Given instruction — Retype these lines and no others: the line holding "Rebuild this diagram", the line holding "width=1.3pt] (pB) -- (pC);", and all lines between them. Pictures stay out.
─── Records for the task ───
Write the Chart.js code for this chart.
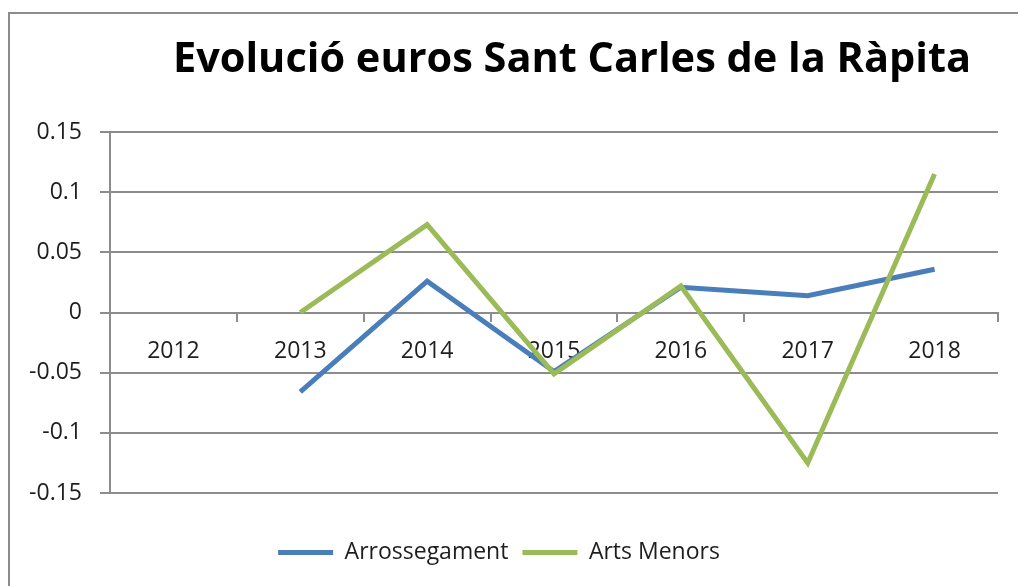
<!DOCTYPE html>
<html>
<head>
<meta charset="utf-8">
<script src="https://cdn.jsdelivr.net/npm/chart.js@4"></script>
<style>
  html, body { margin: 0; padding: 0; background: #fff; overflow: hidden; }
  #wrap { position: relative; width: 1018px; height: 586px; }
  #frame { position: absolute; left: 8px; top: 12px; width: 1100px; height: 700px;
           border-left: 2px solid #8c8c8c; border-top: 2px solid #8c8c8c; }
  canvas { position: absolute; left: 0; top: 0; }
</style>
</head>
<body>
<div id="wrap">
  <div id="frame"></div>
  <canvas id="chart" width="1018" height="586"></canvas>
</div>
<script>
// Dades
const years = ["2012", "2013", "2014", "2015", "2016", "2017", "2018"];
const arrossegament = [null, -0.066, 0.026, -0.049, 0.021, 0.014, 0.036];
const artsMenors = [null, 0, 0.073, -0.051, 0.022, -0.125, 0.115];
const chartTitle = "Evolució euros Sant Carles de la Ràpita";

const gridColor = "#8c8c8c";
const textColor = "#1e1e1e";
const fontFamily = "'Open Sans', sans-serif";

// Titol dibuixat a sobre
const titlePlugin = {
  id: "titleText",
  afterDraw(chart) {
    const ctx = chart.ctx;
    ctx.save();
    ctx.font = "bold 41.5px " + fontFamily;
    ctx.fillStyle = "#000";
    ctx.textAlign = "center";
    ctx.textBaseline = "alphabetic";
    ctx.fillText(chartTitle, 572, 72);
    ctx.restore();
  }
};

new Chart(document.getElementById("chart"), {
  type: "line",
  data: {
    labels: years,
    datasets: [
      { label: "Arrossegament", data: arrossegament, borderColor: "#4a7ebb",
        backgroundColor: "#4a7ebb", borderWidth: 5, pointRadius: 0, tension: 0, order: 1 },
      { label: "Arts Menors", data: artsMenors, borderColor: "#9bbb59",
        backgroundColor: "#9bbb59", borderWidth: 5, pointRadius: 0, tension: 0, order: 0 }
    ]
  },
  options: {
    responsive: false,
    animation: false,
    layout: { padding: { top: 132, right: 20, bottom: 12, left: 0 } },
    plugins: {
      title: { display: false },
      tooltip: { enabled: false },
      legend: {
        position: "bottom",
        // titol buit, nomes per baixar la llegenda
        title: { display: true, text: " ", font: { size: 10 }, padding: { top: 0, bottom: 22 } },
        labels: {
          boxWidth: 55,
          boxHeight: 5,
          padding: 14,
          color: textColor,
          font: { family: fontFamily, size: 23 },
          generateLabels(chart) {
            return chart.data.datasets.map((ds, i) => ({
              text: ds.label,
              fillStyle: ds.borderColor,
              strokeStyle: ds.borderColor,
              lineWidth: 0,
              fontColor: textColor,
              datasetIndex: i
            }));
          }
        }
      }
    },
    scales: {
      y: {
        min: -0.15,
        max: 0.15,
        afterFit(scale) { scale.width = 110; },
        ticks: {
          stepSize: 0.05,
          padding: 18,
          color: textColor,
          font: { family: fontFamily, size: 23 },
          callback: v => String(parseFloat(v.toFixed(2)))
        },
        grid: { color: gridColor, lineWidth: 2, tickLength: 10 },
        border: { color: gridColor, width: 2 }
      },
      x: {
        position: { y: 0 },
        offset: true,
        ticks: {
          padding: 17,
          color: textColor,
          font: { family: fontFamily, size: 23 },
          maxRotation: 0
        },
        grid: { offset: true, drawOnChartArea: false, drawTicks: true, tickLength: 8,
                color: gridColor, lineWidth: 2 },
        border: { color: gridColor, width: 2 }
      }
    }
  },
  plugins: [titlePlugin]
});
</script>
</body>
</html>
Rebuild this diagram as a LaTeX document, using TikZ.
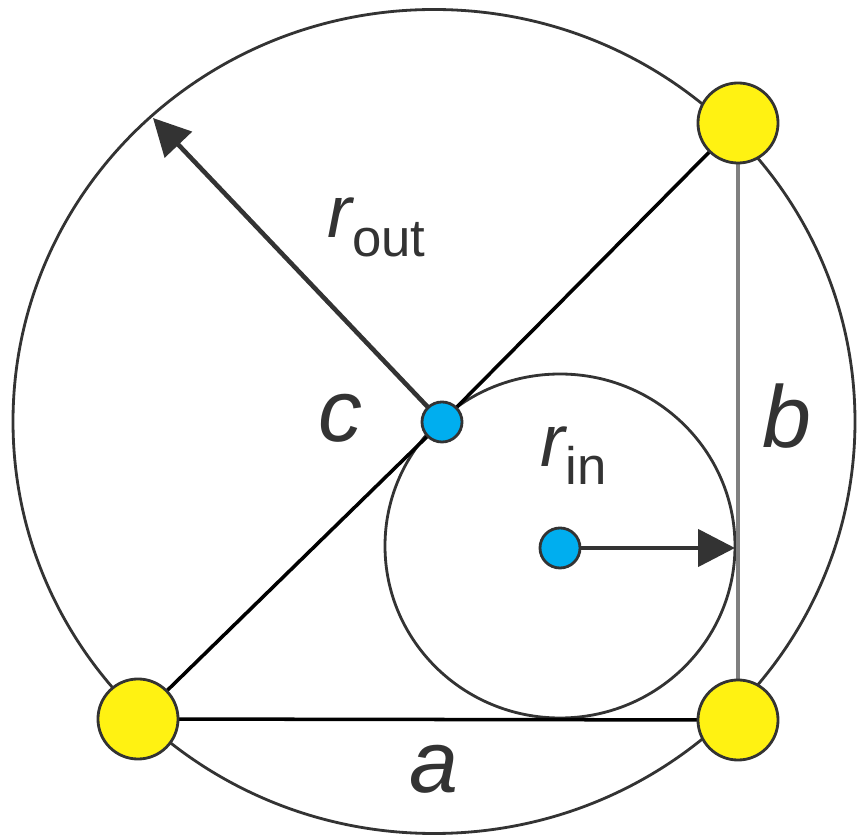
\documentclass[tikz,border=0pt]{standalone}
\usepackage{fontspec}
\setmainfont{Liberation Sans}
\usepackage{xcolor}
\usetikzlibrary{arrows.meta, calc, positioning}
\definecolor{vtxyellow}{HTML}{FFF212}
\definecolor{ctrblue}{HTML}{00AEEF}
\definecolor{inkgray}{HTML}{333333}
\newcommand{\radlabel}[3]{{\fontsize{21}{25}\selectfont\itshape #1}\raisebox{#3}{\fontsize{15}{18}\selectfont #2}}

\begin{document}
\begin{tikzpicture}[x=0.01cm, y=-0.01cm,
    vertex/.style={circle, draw=inkgray, line width=0.8pt, fill=vtxyellow, minimum size=0.8cm, inner sep=0pt},
    midpt/.style={circle, draw=inkgray, line width=0.8pt, fill=ctrblue, minimum size=0.4cm, inner sep=0pt},
    radarrow/.style={-{Triangle[length=10.5pt, width=10.5pt]}, line width=1.3pt, draw=inkgray},
    lbl/.style={font=\fontsize{25}{30}\selectfont\itshape, text=inkgray}]
    \useasboundingbox (0,0) rectangle (857,837);

    % 外接圆与内切圆
    \draw[inkgray, line width=0.8pt] (434,421.5) ellipse [x radius=421, y radius=412];
    \draw[inkgray, line width=0.8pt] (560,546) ellipse [x radius=175, y radius=172];

    % 顶点与圆心的位置
    \coordinate (pA) at (138,719);
    \coordinate (pB) at (738,720);
    \coordinate (pC) at (738,123);
    \coordinate (pO) at (442,422);
    \coordinate (pI) at (560,548);

    % 三角形的边
    \draw[black, line width=1pt] (pA) -- (pO) -- (pC);
    \draw[black, line width=1pt] (pA) -- (pB);
    \draw[black!50, line width=1.3pt] (pB) -- (pC);

    % 半径箭头
    \coordinate (outtip) at (153,118);
    \coordinate (intip) at (735,548);
    \draw[radarrow] (pO) -- (outtip);
    \draw[radarrow] (pI) -- (intip);

    % 顶点
    \node[vertex] (A) at (pA) {};
    \node[vertex] (B) at (pB) {};
    \node[vertex] (C) at (pC) {};

    % 圆心
    \node[midpt] (O) at (pO) {};
    \node[midpt] (I) at (pI) {};

    % 标注
    \node[lbl] (c) at (340,418) {c};
    \node[lbl] (b) at (787,416) {b};
    \node[lbl] (a) at (434,769) {a};
    \node[anchor=base west, inner sep=0pt, text=inkgray] (rout) at (327,238) {\radlabel{r}{out}{-5.4pt}};
    \node[anchor=base west, inner sep=0pt, text=inkgray] (rin) at (540,467) {\radlabel{r}{in}{-5pt}};
\end{tikzpicture}
\end{document}
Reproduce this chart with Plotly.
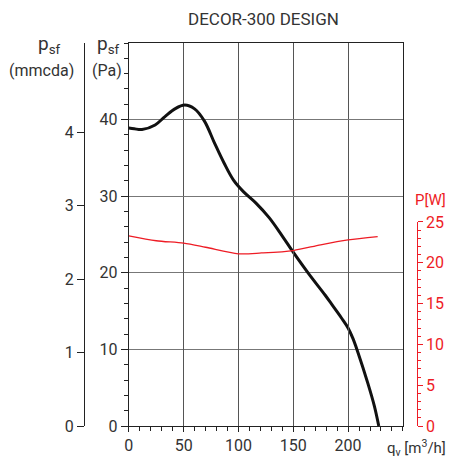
import plotly.graph_objects as go

# ---- data ----
q_fan = [0, 5, 12, 24, 33, 42, 51, 60, 69, 78, 87, 95.5, 104.5, 116, 128, 140, 149, 164, 179, 185, 194, 200, 204.5, 209, 218, 224, 228]
p_fan = [38.9, 38.8, 38.7, 39.3, 40.4, 41.4, 41.9, 41.4, 39.8, 37.0, 34.3, 32.1, 30.6, 29.1, 27.2, 24.8, 22.9, 19.9, 17.1, 15.9, 14.1, 12.8, 11.4, 9.6, 5.6, 2.6, 0]
q_pow = [0, 25, 50, 70, 100, 121, 150, 175, 200, 227]
p_pow = [23.3, 22.7, 22.4, 21.9, 21.1, 21.2, 21.5, 22.2, 22.8, 23.2]
x_ticks = [0, 50, 100, 150, 200]
pa_ticks = [0, 10, 20, 30, 40]
mm_ticks = [0, 1, 2, 3, 4]
w_ticks = [0, 5, 10, 15, 20, 25]

W, H = 454, 465
ML, MR, MT, MB = 30, 10, 43, 31
PW = W - ML - MR
PH = H - MT - MB

def px(x):
    return (x - ML) / PW

def py(y):
    return (H - MB - y) / PH

TXT = "#333333"
RED = "#ee1c25"
FONT = "Roboto"

fig = go.Figure()
fig.add_trace(go.Scatter(x=q_fan, y=p_fan, mode="lines", line=dict(color="#111111", width=3, shape="spline", smoothing=1.0),
                         xaxis="x", yaxis="y", hoverinfo="skip"))
fig.add_trace(go.Scatter(x=q_pow, y=p_pow, mode="lines", line=dict(color=RED, width=1.3, shape="spline", smoothing=0.8),
                         xaxis="x", yaxis="y3", hoverinfo="skip"))
# invisible trace for mmcda axis
fig.add_trace(go.Scatter(x=[None], y=[None], xaxis="x", yaxis="y4", showlegend=False))

x0, x1 = px(130.5), px(409.3)
fig.update_layout(
    width=W, height=H,
    margin=dict(l=ML, r=MR, t=MT, b=MB),
    paper_bgcolor="white", plot_bgcolor="rgba(0,0,0,0)",
    showlegend=False,
    font=dict(family=FONT, size=16, color=TXT),
    xaxis=dict(domain=[x0, x1], range=[0, 250], tickvals=x_ticks, showgrid=True, gridcolor="#555555", gridwidth=1.2,
               zeroline=False, showline=True, linecolor="#222222", linewidth=1.3, mirror=True,
               ticks="outside", ticklen=5, tickcolor="#222222",
               minor=dict(dtick=10, ticks="outside", ticklen=4, tickcolor="#222222", showgrid=False),
               tickfont=dict(size=16, color=TXT), anchor="y"),
    yaxis=dict(domain=[0, 1], range=[0, 50], tickvals=pa_ticks, showgrid=True, gridcolor="#777777", gridwidth=1.2,
               zeroline=False, showline=True, linecolor="#222222", linewidth=1.3, mirror=True,
               ticks="outside", ticklen=7, tickcolor="#222222",
               minor=dict(dtick=2, ticks="outside", ticklen=4, tickcolor="#222222", showgrid=False),
               tickfont=dict(size=16, color=TXT), anchor="x"),
    yaxis3=dict(domain=[0, (434 - 225.7) / PH], range=[0, 25], tickvals=w_ticks, showgrid=False, zeroline=False,
                showline=True, linecolor=RED, linewidth=1.3, side="right", anchor="free", position=px(423.3),
                ticks="outside", ticklen=5, tickcolor=RED,
                minor=dict(dtick=1, ticks="outside", ticklen=3, tickcolor=RED),
                tickfont=dict(size=16, color=RED)),
    yaxis4=dict(overlaying="y", range=[0, PH / 75.0], tickvals=mm_ticks, showgrid=False, zeroline=False,
                showline=True, linecolor="#222222", linewidth=1.3, side="left", anchor="free", position=px(85),
                ticks="outside", ticklen=7, tickcolor="#222222",
                tickfont=dict(size=16, color=TXT)),
)

ann = [
    dict(text="DECOR-300 DESIGN", x=px(268), y=py(19), size=17, color=TXT),
    dict(text="p<sub>sf</sub>", x=px(50), y=py(45), size=19, color=TXT),
    dict(text="(mmcda)", x=px(42), y=py(71), size=16, color=TXT),
    dict(text="p<sub>sf</sub>", x=px(110), y=py(45), size=19, color=TXT),
    dict(text="(Pa)", x=px(108), y=py(71), size=16, color=TXT),
    dict(text="P[W]", x=px(437), y=py(203), size=15, color=RED),
    dict(text="q<sub>v</sub> [m<sup>3</sup>/h]", x=px(423), y=py(456), size=15, color=TXT),
]
for a in ann:
    fig.add_annotation(text=a["text"], x=a["x"], y=a["y"], xref="paper", yref="paper", showarrow=False,
                       xanchor="center", yanchor="middle", font=dict(family=FONT, size=a["size"], color=a["color"]))

post = ("document.documentElement.style.margin='0';document.documentElement.style.padding='0';"
        "document.documentElement.style.overflow='hidden';"
        "document.body.style.margin='0';document.body.style.padding='0';document.body.style.overflow='hidden';")
fig.write_html("out.html", post_script=post, config={"displayModeBar": False})
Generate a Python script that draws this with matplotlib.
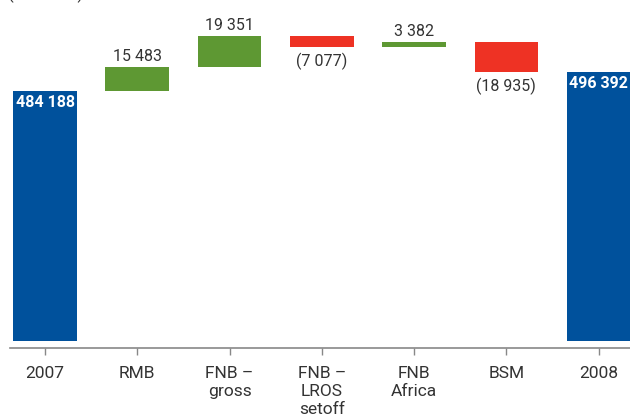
───
Task response —
Rebuild this diagram as a LaTeX document, using TikZ.
\documentclass[tikz,border=0pt]{standalone}
\usepackage{fontspec}
\setmainfont{Liberation Sans}
\usepackage{xcolor}
\usetikzlibrary{arrows.meta, calc, positioning}
\definecolor{vtxyellow}{HTML}{FFF212}
\definecolor{ctrblue}{HTML}{00AEEF}
\definecolor{inkgray}{HTML}{333333}
\newcommand{\radlabel}[3]{{\fontsize{21}{25}\selectfont\itshape #1}\raisebox{#3}{\fontsize{15}{18}\selectfont #2}}

\begin{document}
\begin{tikzpicture}[x=0.01cm, y=-0.01cm,
    vertex/.style={circle, draw=inkgray, line width=0.8pt, fill=vtxyellow, minimum size=0.8cm, inner sep=0pt},
    midpt/.style={circle, draw=inkgray, line width=0.8pt, fill=ctrblue, minimum size=0.4cm, inner sep=0pt},
    radarrow/.style={-{Triangle[length=10.5pt, width=10.5pt]}, line width=1.3pt, draw=inkgray},
    lbl/.style={font=\fontsize{25}{30}\selectfont\itshape, text=inkgray}]
    \useasboundingbox (0,0) rectangle (857,837);

    % 外接圆与内切圆
    \draw[inkgray, line width=0.8pt] (434,421.5) ellipse [x radius=421, y radius=412];
    \draw[inkgray, line width=0.8pt] (560,546) ellipse [x radius=175, y radius=172];

    % 顶点与圆心的位置
    \coordinate (pA) at (138,719);
    \coordinate (pB) at (738,720);
    \coordinate (pC) at (738,123);
    \coordinate (pO) at (442,422);
    \coordinate (pI) at (560,548);

    % 三角形的边
    \draw[black, line width=1pt] (pA) -- (pO) -- (pC);
    \draw[black, line width=1pt] (pA) -- (pB);
    \draw[black!50, line width=1.3pt] (pB) -- (pC);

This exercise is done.